A PCI Mezzanine Card or PMC is a printed circuit board manufactured to the IEEE P1386.1 standard. This standard combines the electrical characteristics of the PCI bus with the mechanical dimensions of the Common Mezzanine Card or CMC format (IEEE 1386 standard). It enables manufacturers to offer products that are compatible with the well-established PCI bus, but in a smaller and more robust package than standard PCI plug-in cards. The word mezzanine describes the way in which a PMC card fits between two adjacent host cards in a standard card rack, attached to one of the cards by connectors and mounting pillars. A single PMC measures 74 mm x 149 mm. The standard also defines a double-sized card, but this is rarely used.
A PMC can have up to four 64-pin bus connectors. The first two (“P1” and “P2”) are used for 32 bit PCI signals; a third (“P3”) is needed for 64 bit PCI signals. An additional bus connector (“P4”) can be used for non-specified I/O signals.
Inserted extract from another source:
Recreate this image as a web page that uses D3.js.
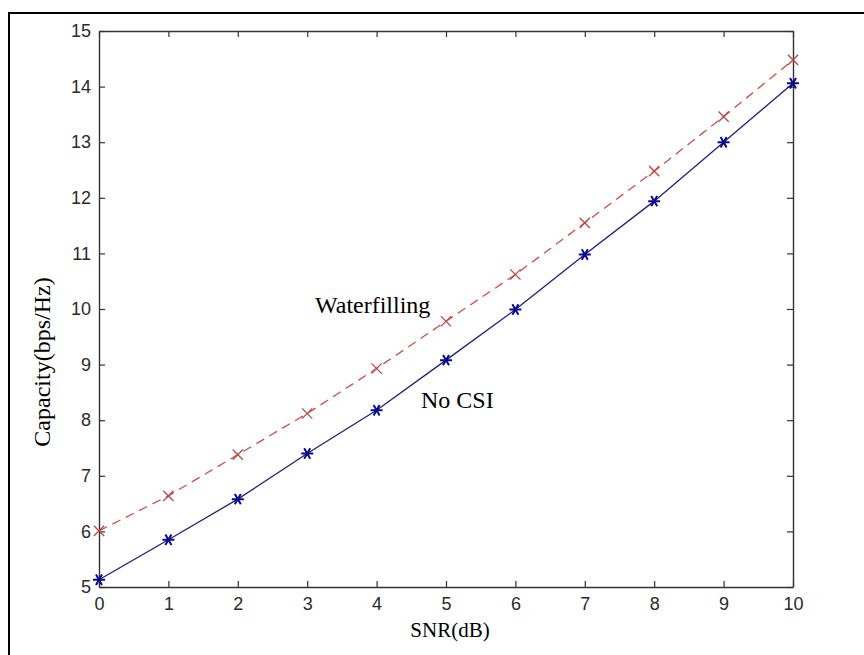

In addition, arbitrary connectors can be supplied on the front panel, or “bezel”.
Carrier cards that accept PMCs are usually made in the Eurocard format, which includes single, double and triple-height VMEbus cards, CompactPCI (cPCI) cards and more recently, VPX cards.
AMP cards built onto the PMC mezzanine form factor include the H264-PMC8 Eight Channel H.264 Codec and H264-ULL-PMC Dual-channel PMC Mezzanine HD H.264 Encoder.
XMC builds on the success of the PMC standard by keeping a common form factor but with higher bandwidth communications using serial interconnects such as PCI Express.